U.S. snack food company

Wachusett Potato Chip Company in Fitchburg, Massachusetts, was founded in 1937, by Polish-American brothers Theofil and Stephen "Sam" Krysiak. The company takes its name from nearby Mount Wachusett.

The company was originally founded in Clinton, Massachusetts, and moved to Fitchburg in 1947 when it purchased a decommissioned Fitchburg County jail building and grounds. The company converted the property and it has served as a manufacturing and distribution facility for snack products since that time. The company made several additions and renovations over time to accommodate manufacturing and storage needs. It completed its last large scale renovation in the 1980s which included the addition of air conditioning to the manufacturing facility. It additionally acquired distribution storage in Sterling, Massachusetts.

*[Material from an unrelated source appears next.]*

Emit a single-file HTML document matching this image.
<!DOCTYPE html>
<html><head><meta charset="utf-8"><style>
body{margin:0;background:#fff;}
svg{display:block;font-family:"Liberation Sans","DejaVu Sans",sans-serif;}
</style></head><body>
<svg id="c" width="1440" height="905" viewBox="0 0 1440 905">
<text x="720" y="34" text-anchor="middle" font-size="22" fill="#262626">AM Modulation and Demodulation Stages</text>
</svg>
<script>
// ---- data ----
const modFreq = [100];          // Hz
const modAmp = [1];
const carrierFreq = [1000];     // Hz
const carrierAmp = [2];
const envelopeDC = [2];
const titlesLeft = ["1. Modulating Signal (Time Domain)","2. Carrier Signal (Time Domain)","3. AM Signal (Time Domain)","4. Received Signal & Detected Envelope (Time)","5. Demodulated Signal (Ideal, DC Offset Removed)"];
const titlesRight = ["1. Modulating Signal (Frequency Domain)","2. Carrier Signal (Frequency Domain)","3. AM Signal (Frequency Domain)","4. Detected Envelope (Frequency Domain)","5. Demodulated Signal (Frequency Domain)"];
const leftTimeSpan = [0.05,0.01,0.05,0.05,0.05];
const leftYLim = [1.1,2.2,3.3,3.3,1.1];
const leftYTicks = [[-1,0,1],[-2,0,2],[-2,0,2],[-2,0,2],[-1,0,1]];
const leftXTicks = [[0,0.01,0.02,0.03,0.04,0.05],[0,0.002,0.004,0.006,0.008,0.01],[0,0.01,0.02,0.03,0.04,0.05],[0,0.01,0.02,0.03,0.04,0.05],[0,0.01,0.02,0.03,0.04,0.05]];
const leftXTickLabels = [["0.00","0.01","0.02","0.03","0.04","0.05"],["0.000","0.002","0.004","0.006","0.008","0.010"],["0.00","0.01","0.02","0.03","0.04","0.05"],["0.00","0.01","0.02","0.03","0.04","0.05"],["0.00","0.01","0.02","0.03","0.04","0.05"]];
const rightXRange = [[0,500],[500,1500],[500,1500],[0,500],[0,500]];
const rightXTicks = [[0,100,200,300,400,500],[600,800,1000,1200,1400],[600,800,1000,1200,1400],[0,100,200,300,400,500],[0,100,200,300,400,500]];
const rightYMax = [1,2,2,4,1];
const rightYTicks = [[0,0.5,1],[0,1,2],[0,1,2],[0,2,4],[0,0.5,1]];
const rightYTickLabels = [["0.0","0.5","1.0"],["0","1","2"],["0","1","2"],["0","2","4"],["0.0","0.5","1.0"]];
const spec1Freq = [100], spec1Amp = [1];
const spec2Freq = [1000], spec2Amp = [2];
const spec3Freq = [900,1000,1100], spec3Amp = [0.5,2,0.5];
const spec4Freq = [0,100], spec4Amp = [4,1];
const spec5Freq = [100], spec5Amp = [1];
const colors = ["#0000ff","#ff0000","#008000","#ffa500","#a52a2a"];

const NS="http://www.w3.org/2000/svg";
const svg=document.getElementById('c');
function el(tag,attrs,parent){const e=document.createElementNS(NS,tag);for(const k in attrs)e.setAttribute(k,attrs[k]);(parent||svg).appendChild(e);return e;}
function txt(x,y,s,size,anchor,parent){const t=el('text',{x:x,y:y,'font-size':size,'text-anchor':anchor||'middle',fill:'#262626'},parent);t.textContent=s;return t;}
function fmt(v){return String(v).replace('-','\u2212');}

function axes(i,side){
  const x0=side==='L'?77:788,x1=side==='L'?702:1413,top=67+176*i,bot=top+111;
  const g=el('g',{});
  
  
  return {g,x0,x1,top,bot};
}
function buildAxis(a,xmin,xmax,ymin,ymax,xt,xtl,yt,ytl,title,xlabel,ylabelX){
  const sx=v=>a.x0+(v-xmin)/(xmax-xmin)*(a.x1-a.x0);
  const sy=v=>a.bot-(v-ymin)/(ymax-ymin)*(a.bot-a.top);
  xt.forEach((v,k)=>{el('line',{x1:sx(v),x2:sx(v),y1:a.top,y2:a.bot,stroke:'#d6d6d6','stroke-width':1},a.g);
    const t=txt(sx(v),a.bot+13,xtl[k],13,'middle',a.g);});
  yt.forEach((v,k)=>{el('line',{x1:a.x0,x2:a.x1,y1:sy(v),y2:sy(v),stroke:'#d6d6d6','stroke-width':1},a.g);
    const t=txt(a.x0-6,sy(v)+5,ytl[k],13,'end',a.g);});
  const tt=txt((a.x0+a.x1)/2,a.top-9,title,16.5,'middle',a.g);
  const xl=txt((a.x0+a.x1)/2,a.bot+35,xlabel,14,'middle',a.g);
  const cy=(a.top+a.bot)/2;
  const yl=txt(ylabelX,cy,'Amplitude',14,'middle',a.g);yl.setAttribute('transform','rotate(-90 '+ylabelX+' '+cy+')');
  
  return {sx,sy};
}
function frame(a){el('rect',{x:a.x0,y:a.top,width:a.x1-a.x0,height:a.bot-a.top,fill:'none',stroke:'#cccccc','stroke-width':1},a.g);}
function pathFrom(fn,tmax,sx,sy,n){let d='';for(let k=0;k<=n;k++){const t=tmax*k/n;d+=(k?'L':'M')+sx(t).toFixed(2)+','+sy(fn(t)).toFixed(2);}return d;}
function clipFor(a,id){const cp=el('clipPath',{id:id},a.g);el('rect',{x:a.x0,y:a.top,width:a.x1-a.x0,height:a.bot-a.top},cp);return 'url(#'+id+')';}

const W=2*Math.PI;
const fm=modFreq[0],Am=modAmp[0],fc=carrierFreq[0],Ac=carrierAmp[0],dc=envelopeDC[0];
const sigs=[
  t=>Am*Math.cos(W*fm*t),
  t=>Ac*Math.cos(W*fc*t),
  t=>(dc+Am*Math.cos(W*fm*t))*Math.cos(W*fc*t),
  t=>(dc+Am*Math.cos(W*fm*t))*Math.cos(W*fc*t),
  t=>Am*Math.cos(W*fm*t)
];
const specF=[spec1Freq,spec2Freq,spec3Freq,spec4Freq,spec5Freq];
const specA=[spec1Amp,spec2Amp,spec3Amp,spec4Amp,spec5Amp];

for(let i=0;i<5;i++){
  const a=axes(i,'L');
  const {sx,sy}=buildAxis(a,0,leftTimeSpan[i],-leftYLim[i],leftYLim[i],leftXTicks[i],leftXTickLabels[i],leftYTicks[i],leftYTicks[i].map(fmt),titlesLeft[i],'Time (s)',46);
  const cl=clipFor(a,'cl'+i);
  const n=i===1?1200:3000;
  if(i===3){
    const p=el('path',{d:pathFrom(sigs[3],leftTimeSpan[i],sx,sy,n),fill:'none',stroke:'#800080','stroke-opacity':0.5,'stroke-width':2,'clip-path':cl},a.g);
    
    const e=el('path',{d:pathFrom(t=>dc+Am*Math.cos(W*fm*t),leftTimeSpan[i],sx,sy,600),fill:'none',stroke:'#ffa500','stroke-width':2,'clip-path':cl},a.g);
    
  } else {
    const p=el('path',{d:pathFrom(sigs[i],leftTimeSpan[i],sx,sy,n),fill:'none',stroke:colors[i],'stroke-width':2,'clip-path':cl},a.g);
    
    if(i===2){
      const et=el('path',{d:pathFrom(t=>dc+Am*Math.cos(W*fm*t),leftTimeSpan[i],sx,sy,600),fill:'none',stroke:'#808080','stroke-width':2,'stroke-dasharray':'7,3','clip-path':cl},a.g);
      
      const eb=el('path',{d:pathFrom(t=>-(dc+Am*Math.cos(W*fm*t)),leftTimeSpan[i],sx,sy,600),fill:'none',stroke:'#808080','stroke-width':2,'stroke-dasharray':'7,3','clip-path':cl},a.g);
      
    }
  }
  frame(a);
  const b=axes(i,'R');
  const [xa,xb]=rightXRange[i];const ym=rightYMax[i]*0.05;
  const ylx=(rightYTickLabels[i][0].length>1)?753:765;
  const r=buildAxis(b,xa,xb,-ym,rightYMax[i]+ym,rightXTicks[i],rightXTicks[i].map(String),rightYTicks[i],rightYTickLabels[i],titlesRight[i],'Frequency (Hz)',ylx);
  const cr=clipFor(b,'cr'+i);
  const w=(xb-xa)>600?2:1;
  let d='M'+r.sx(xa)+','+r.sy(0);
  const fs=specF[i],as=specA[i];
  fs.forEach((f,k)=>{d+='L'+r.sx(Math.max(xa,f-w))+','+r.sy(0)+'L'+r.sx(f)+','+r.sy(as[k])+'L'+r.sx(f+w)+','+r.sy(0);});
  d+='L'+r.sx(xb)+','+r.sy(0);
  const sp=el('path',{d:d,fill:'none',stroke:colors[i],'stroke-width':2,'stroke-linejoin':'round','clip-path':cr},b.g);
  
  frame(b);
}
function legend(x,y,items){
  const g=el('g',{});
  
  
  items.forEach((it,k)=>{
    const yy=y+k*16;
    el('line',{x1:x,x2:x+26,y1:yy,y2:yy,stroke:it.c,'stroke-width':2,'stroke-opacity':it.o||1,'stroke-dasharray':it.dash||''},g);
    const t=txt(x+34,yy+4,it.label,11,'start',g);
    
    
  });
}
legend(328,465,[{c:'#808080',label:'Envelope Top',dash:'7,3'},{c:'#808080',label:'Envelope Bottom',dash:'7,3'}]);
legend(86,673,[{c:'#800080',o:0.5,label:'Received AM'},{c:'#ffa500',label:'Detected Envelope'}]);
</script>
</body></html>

Wachusett Potato Chip Company produced a large variety of potato chips flavors over the years including sour cream and onion, ketchup, salt and vinegar, no salt-added, barbecue, honey barbecue, and ripple chips. Flavors that developed wide appeal continue to be produced. Until its sale to Utz, it also distributed under its own label cheese curls and pop corn.

The chips are sold at stores including Wal-Mart, Hannaford, Stop and Shop, Price Chopper, and local restaurants and delis.

Another large portion of Wachusett's production was dedicated to private label potato chips for supermarkets such as Price Chopper Supermarkets and as well for food service providers such as Sysco.

On October 19, 2011, Wachusett was sold to Hanover, Pennsylvania–based Utz Quality Foods, Inc. Utz paid $1.7 million for Wachusett's 56,000 square-foot facility. Utz announced that Wachusett's 50 employees would be kept on, including members of the Krysiak family. The company operated as a subsidiary of Utz.

At the time of the 2011 sale, Wachusett was the last remaining independent potato chip company in New England, which at its peak had 14 producers. Then-President Edward Krysiak, who took over the business following the death of his father in 1960, continuously modernized the business and facilities over his 51 years as its leader, and was committed to finding a buyer who would keep the business in Fitchburg. Ed Krysiak died in 2022.

In April 2024 Utz sold the Wachusett factory facility to Our Home, the New Jersey-based manufacturer of snacks including Popchips.

"The transaction, which includes the Fitchburg facility and another Utz factory in Berlin, Pennsylvania, is valued at $18.5 million… Under the deal, Our Home will continue to manufacture Utz-brand products for a period of time under a co-manufacturing agreement.

The move will not impact the Wachusett brand, said Kevin Brick, vice president of regulatory and community affairs for Utz.